-- Start --
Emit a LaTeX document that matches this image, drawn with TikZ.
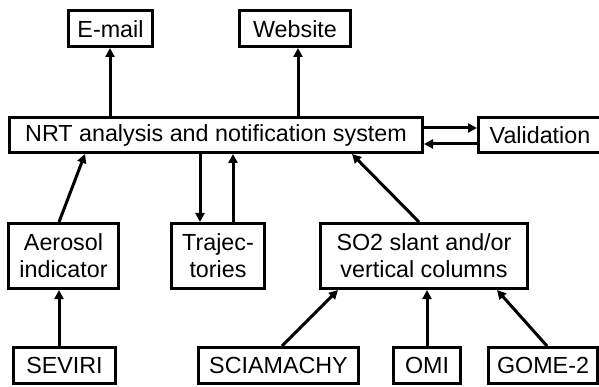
\documentclass[tikz,border=0pt]{standalone}
\usepackage{fontspec}
\setmainfont{Liberation Sans}
\usetikzlibrary{arrows.meta}
\begin{document}
\begin{tikzpicture}[x=1pt,y=-1pt,
  box/.style={draw=black,line width=3pt,inner sep=0pt,align=center,
    font=\fontsize{23.3}{27}\selectfont},
  arr/.style={line width=3pt,-{Triangle[length=9pt,width=9pt]}}]
\useasboundingbox (0,0) rectangle (599,387);
\clip (0,0) rectangle (599,387);
\node[box,minimum width=84pt,minimum height=35.5pt] (email) at (110.5,28.75) {E-mail};
\node[box,minimum width=111pt,minimum height=35.5pt] (web) at (295,28.75) {Website};
\node[box,minimum width=413pt,minimum height=35pt] (nrt) at (216,135) {NRT analysis and notification system};
\node[box,minimum width=123pt,minimum height=35pt] (val) at (540,135) {Validation};
\node[box,minimum width=110pt,minimum height=65pt] (aer) at (63.5,256) {Aerosol\\indicator};
\node[box,minimum width=93pt,minimum height=65pt] (traj) at (218,256) {Trajec-\\tories};
\node[box,minimum width=207pt,minimum height=65pt] (so2) at (424,256) {SO2 slant and/or\\vertical columns};
\node[box,minimum width=102pt,minimum height=36pt] (sev) at (64.5,365.5) {SEVIRI};
\node[box,minimum width=160pt,minimum height=36pt] (sci) at (278.5,365.5) {SCIAMACHY};
\node[box,minimum width=67pt,minimum height=36pt] (omi) at (427,365.5) {OMI};
\node[box,minimum width=109pt,minimum height=36pt] (gome) at (543,365.5) {GOME-2};
% arrows
\draw[arr] (nrt.north -| 110,0) -- (email.south -| 110,0);
\draw[arr] (nrt.north -| 298,0) -- (web.south -| 298,0);
\draw[arr] (nrt.east |- 0,128) -- (val.west |- 0,128);
\draw[arr] (val.west |- 0,144) -- (nrt.east |- 0,144);
\draw[arr] (aer.north -| 59,0) -- (nrt.south -| 85,0);
\draw[arr] (nrt.south -| 200,0) -- (traj.north -| 200,0);
\draw[arr] (traj.north -| 233,0) -- (nrt.south -| 233,0);
\draw[arr] (so2.north -| 419,0) -- (nrt.south -| 352,0);
\draw[arr] (sev.north -| 59,0) -- (aer.south -| 59,0);
\draw[arr] (sci.north -| 282,0) -- (so2.south -| 338,0);
\draw[arr] (omi.north -| 427,0) -- (so2.south -| 427,0);
\draw[arr] (gome.north -| 547,0) -- (so2.south -| 497,0);
\end{tikzpicture}
\end{document}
-- End --
* _Goal_
Return the material word for word. Pictures are not part of the copy.

* _Written answer_
Emit a LaTeX document that matches this image, drawn with TikZ.
\documentclass[tikz,border=0pt]{standalone}
\usepackage{fontspec}
\setmainfont{Liberation Sans}
\usetikzlibrary{arrows.meta}
\begin{document}
\begin{tikzpicture}[x=1pt,y=-1pt,
  box/.style={draw=black,line width=3pt,inner sep=0pt,align=center,
    font=\fontsize{23.3}{27}\selectfont},
  arr/.style={line width=3pt,-{Triangle[length=9pt,width=9pt]}}]
\useasboundingbox (0,0) rectangle (599,387);
\clip (0,0) rectangle (599,387);
\node[box,minimum width=84pt,minimum height=35.5pt] (email) at (110.5,28.75) {E-mail};
\node[box,minimum width=111pt,minimum height=35.5pt] (web) at (295,28.75) {Website};
\node[box,minimum width=413pt,minimum height=35pt] (nrt) at (216,135) {NRT analysis and notification system};
\node[box,minimum width=123pt,minimum height=35pt] (val) at (540,135) {Validation};
\node[box,minimum width=110pt,minimum height=65pt] (aer) at (63.5,256) {Aerosol\\indicator};
\node[box,minimum width=93pt,minimum height=65pt] (traj) at (218,256) {Trajec-\\tories};
\node[box,minimum width=207pt,minimum height=65pt] (so2) at (424,256) {SO2 slant and/or\\vertical columns};
\node[box,minimum width=102pt,minimum height=36pt] (sev) at (64.5,365.5) {SEVIRI};
\node[box,minimum width=160pt,minimum height=36pt] (sci) at (278.5,365.5) {SCIAMACHY};
\node[box,minimum width=67pt,minimum height=36pt] (omi) at (427,365.5) {OMI};
\node[box,minimum width=109pt,minimum height=36pt] (gome) at (543,365.5) {GOME-2};
% arrows
\draw[arr] (nrt.north -| 110,0) -- (email.south -| 110,0);
\draw[arr] (nrt.north -| 298,0) -- (web.south -| 298,0);
\draw[arr] (nrt.east |- 0,128) -- (val.west |- 0,128);
\draw[arr] (val.west |- 0,144) -- (nrt.east |- 0,144);
\draw[arr] (aer.north -| 59,0) -- (nrt.south -| 85,0);
\draw[arr] (nrt.south -| 200,0) -- (traj.north -| 200,0);
\draw[arr] (traj.north -| 233,0) -- (nrt.south -| 233,0);
\draw[arr] (so2.north -| 419,0) -- (nrt.south -| 352,0);
\draw[arr] (sev.north -| 59,0) -- (aer.south -| 59,0);
\draw[arr] (sci.north -| 282,0) -- (so2.south -| 338,0);
\draw[arr] (omi.north -| 427,0) -- (so2.south -| 427,0);
\draw[arr] (gome.north -| 547,0) -- (so2.south -| 497,0);
\end{tikzpicture}
\end{document}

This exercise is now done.